Tool 7: Plan, Do, Check, Act (PDCA)

Plan, do, check (or study), act (PDCA) is less of a tool and more of a mindset. When combined with kaizen, instilling PDCA as a mindset into the culture of the organization acts as a natural preventative to stagnation and an elixir to “we’ve always done it this way.” PDCA and kaizen also help hone the skill of critical thinking in your team members because the “check” and “act” portions of the PDCA cycle promotes consideration of alternative courses of action. 

The PDCA mindset can be applied to myriad changes within a business or institution—new products, policies, technologies—anything that represents a shift or change in the organization. For each proposed change or step-function improvement along a value stream, apply the following cycle:

  • Plan: All four elements of PDCA are of equal importance, but bad planning leads to poor results, so spending the right amount of time and effort in the planning stage is critical. Planning tools abound and we’re not going to spend much time introducing specific tools. With that said, essential planning elements include effective forecasting, strengths, weaknesses, opportunities, and threats analysis (SWOT), scenario analysis, benchmarking, and contingency planning. It’s at this point that I’ll insert a plug for building the capability of financial modeling into your business. Finance is the language of business and having your plan supported by an effective financial model is an essential part of the planning process.

  • Do: At the culmination of the planning stage, the proposed change is implemented. I like to think of the “do” stage as experimentation. As a general rule, bigger changes require more experimentation, but even small changes need some degree of experimentation before they’re fully adopted into the value stream. Too often, the decision to implement a change “comes from on high” (e.g., the C-suite) and teams jump into action and move straight to the doing stage of the cycle. In this type of directive management environment, experimentation is neglected because teams make the assumption that the decision to adopt the change is a foregone conclusion and nothing will change leadership’s mind. To correct for this, PDCA and kaizen must be adopted at all levels of the organization and not just in certain pockets. If your organization is on a continuous improvement journey but the C-suite has opted out, believing that its tenets don’t apply to them, beware—the journey is likely to be more akin to wandering in the desert.
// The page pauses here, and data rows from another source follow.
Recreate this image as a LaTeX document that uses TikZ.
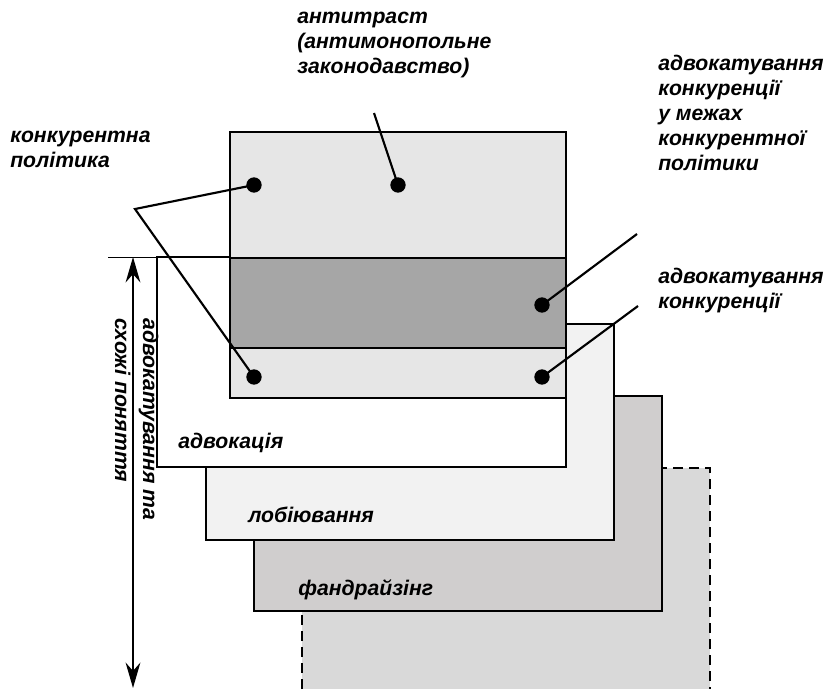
\documentclass[tikz,border=0pt]{standalone}
\usepackage{fontspec}
\setmainfont{Liberation Sans}
\usetikzlibrary{arrows.meta}
\definecolor{topgray}{HTML}{E6E6E6}
\definecolor{bandgray}{HTML}{A6A6A6}
\definecolor{lobgray}{HTML}{F2F2F2}
\definecolor{fundgray}{HTML}{D0CECE}
\definecolor{dashgray}{HTML}{D9D9D9}
\tikzset{
  box/.style={draw=black, line width=1.5pt},
  conn/.style={draw=black, line width=1.6pt},
  dot/.style={circle, fill=black, inner sep=0pt, minimum size=11.5pt},
  lbl/.style={font=\fontsize{15.9}{18.6}\selectfont\bfseries\itshape, inner sep=0pt, align=left, anchor=base west},
}
\begin{document}
\begin{tikzpicture}[x=0.75pt, y=-0.75pt]
\useasboundingbox (0,0) rectangle (827,689);
% dashed rectangle (bottom-most)
\fill[dashgray] (302,468) rectangle (710,689);
\draw[line width=1.5pt, dash pattern=on 7.5pt off 4.5pt] (302,689) -- (302,468) -- (710,468) -- (710,689);
% fundraising
\path[box, fill=fundgray] (254,396) rectangle (662,611);
% lobbying
\path[box, fill=lobgray] (206,324) rectangle (614,540);
% advocacy
\path[box, fill=white] (157,257) rectangle (566,467);
% competition policy
\path[box, fill=topgray] (230,132) rectangle (566,398);
\path[box, fill=bandgray] (230,258) rectangle (566,348);

% vertical measure
\draw[line width=0.6pt] (108,257) -- (157,257);
\draw[line width=2pt, {Stealth[length=19pt, width=11pt]}-{Stealth[length=19pt, width=11pt]}] (133,257) -- (133,688);

% dots
\node[dot] (d1) at (254,185) {};
\node[dot] (d2) at (398,185) {};
\node[dot] (d3) at (254,377) {};
\node[dot] (d4) at (542,377) {};
\node[dot] (d5) at (542,305) {};

% connector free ends
\coordinate (cp) at (135,209);
\coordinate (ca) at (374,113);
\coordinate (cb) at (637,234);
\coordinate (cc) at (638,306);

\draw[conn] (d1.center) -- (cp) -- (d3.center);
\draw[conn] (ca) -- (d2.center);
\draw[conn] (cb) -- (d5.center);
\draw[conn] (cc) -- (d4.center);

% labels (anchor = baseline of the last line)
\node[lbl] (tanti) at (297,73) {антитраст\\(антимонопольне\\законодавство)};
\node[lbl] (tpol) at (10,167) {конкурентна\\політика};
\node[lbl] (tadvp) at (658,170) {адвокатування\\конкуренції\\у межах\\конкурентної\\політики};
\node[lbl] (tadv) at (658,308) {адвокатування\\конкуренції};
\node[lbl] (tadvo) at (178,448) {адвокація};
\node[lbl] (tlob) at (248,522) {лобіювання};
\node[lbl] (tfund) at (298,595) {фандрайзінг};
\node[lbl, rotate=-90, font=\fontsize{15.9}{21}\selectfont\bfseries\itshape] (tvert) at (115,318) {адвокатування та\\схожі поняття};
\end{tikzpicture}
\end{document}
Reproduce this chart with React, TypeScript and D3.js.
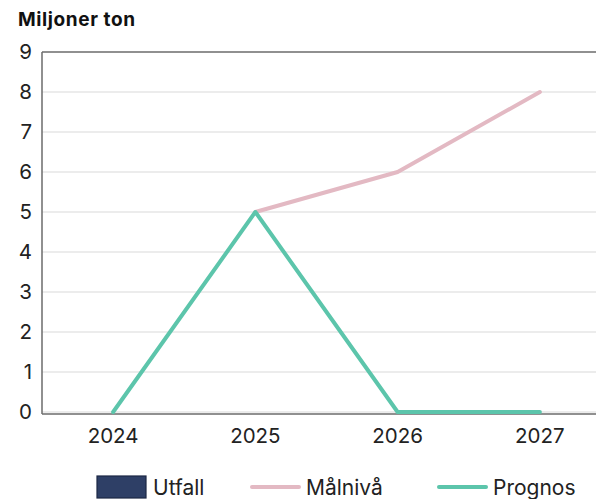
import { line, scaleBand, scaleLinear } from "d3";

const years = ["2024", "2025", "2026", "2027"];
const malniva: (number | null)[] = [null, 5, 6, 8];
const prognos: (number | null)[] = [0, 5, 0, 0];
const yTicks = [0, 1, 2, 3, 4, 5, 6, 7, 8, 9];
const legendItems = [
  { name: "Utfall", kind: "rect", color: "#2e3f66" },
  { name: "Målnivå", kind: "line", color: "#e3b9c3" },
  { name: "Prognos", kind: "line", color: "#5cc5ab" },
];

const width = 596;
const height = 499;
const font = "Inter, 'Noto Sans', sans-serif";

const App = () => {
  const x = scaleBand<string>().domain(years).range([42, 611]);
  const y = scaleLinear().domain([0, 9]).range([412, 52]);
  const cx = (d: string) => (x(d) ?? 0) + x.bandwidth() / 2;

  const path = (vals: (number | null)[]) =>
    line<number | null>()
      .defined((d) => d !== null)
      .x((_, i) => cx(years[i]))
      .y((d) => y(d as number))(vals) ?? "";

  const legendX = [97, 250, 437];

  return (
    <svg
      width={width}
      height={height}
      style={{ position: "absolute", left: 0, top: 0, background: "#fff" }}
      fontFamily={font}
    >
      <text x={18} y={26} fontSize={19} fontWeight={700} letterSpacing={0.6} fill="#111">
        Miljoner ton
      </text>

      {/* grid */}
      {yTicks.map((t) => (
        <g key={t}>
          <line
            x1={42}
            x2={width}
            y1={y(t)}
            y2={y(t)}
            stroke={t === 9 ? "#6b6b6b" : "#d9d9d9"}
            strokeWidth={t === 9 ? 1.5 : 1.2}
          />
          <text
            x={32}
            y={y(t)}
            dy="0.36em"
            textAnchor="end"
            fontSize={20.5}
            fill="#222"
          >
            {t}
          </text>
        </g>
      ))}
      <line x1={42} x2={width} y1={y(0) + 2} y2={y(0) + 2} stroke="#6b6b6b" strokeWidth={1.5} />
      <line x1={42} x2={42} y1={y(9)} y2={y(0) + 2} stroke="#6b6b6b" strokeWidth={1.5} />

      {years.map((yr) => (
        <text key={yr} x={cx(yr)} y={443} textAnchor="middle" fontSize={20.5} fill="#222">
          {yr}
        </text>
      ))}

      <path d={path(malniva)} fill="none" stroke="#e3b9c3" strokeWidth={4} strokeLinecap="round" strokeLinejoin="round" />
      <path d={path(prognos)} fill="none" stroke="#5cc5ab" strokeWidth={4} strokeLinecap="round" strokeLinejoin="round" />

      {legendItems.map((it, i) => (
        <g key={it.name} transform={`translate(${legendX[i]},487)`}>
          {it.kind === "rect" ? (
            <rect x={0} y={-11} width={49} height={22} fill={it.color} stroke="#1c2744" strokeWidth={1.2} />
          ) : (
            <line x1={2} x2={49} y1={0} y2={0} stroke={it.color} strokeWidth={4} strokeLinecap="round" />
          )}
          <text x={56} y={0} dy="0.36em" fontSize={21} fill="#222">
            {it.name}
          </text>
        </g>
      ))}
    </svg>
  );
};

export default App;
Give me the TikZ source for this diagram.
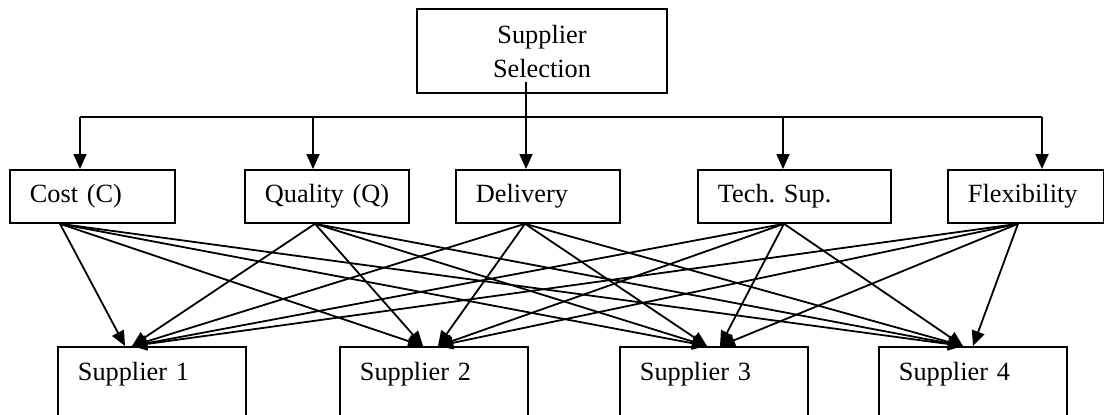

  • Check and/or Study: After implementation of the initial experiment, the change is studied or checked for its efficacy. Here, the benchmarks and key performance indicators (KPIs) that were identified during the planning stage are used as tools to determine the efficacy of the experiment with, or initial installation of the change. Hence, measurement is an essential part of the check/study part of the cycle. In many organizations, skill deficiencies relating to measurement, analysis, and evaluation rear their heads and this part of the cycle either gets ignored or the short shrift. The organization instead relies on a small group of measurement and evaluation specialists that are so backlogged that by the time they get around to measuring the results of an experiment, the window of opportunity for the check/study period has passed. This lack of measurement skills can become a critical choke point for any value stream.

  • Act: You’ve planned, experimented, and measured outcomes—now it’s time to make a decision. Do we go back to the drawing board or make minor adjustments and run a more holistic experiment? Is it time to weave the change firmly into the value stream? What data and statistics support our decision? Are there any blinking red lights or yellow lights of caution? Thorough planning, thoughtful experimentation, and rigorous measurement are the necessary conditions for good decision making. From my experience, more corporate value is destroyed through poor decision making than from any other source. Poor decision making stems from many sources, but the most likely suspects are hubris, weak ego, and a lack of data and/or a rigorous financial model to support objectivity.

PDCA is a cycle. The larger the change, the more times around the PDCA cycle the team should go. In my experience, for any given change, PDCA doesn’t last forever and over time gives way to kaizen (i.e., the normal continuous improvement cycle) once the change becomes integrated into the value stream.

Tool 8: Managing for Daily Improvement (MDI)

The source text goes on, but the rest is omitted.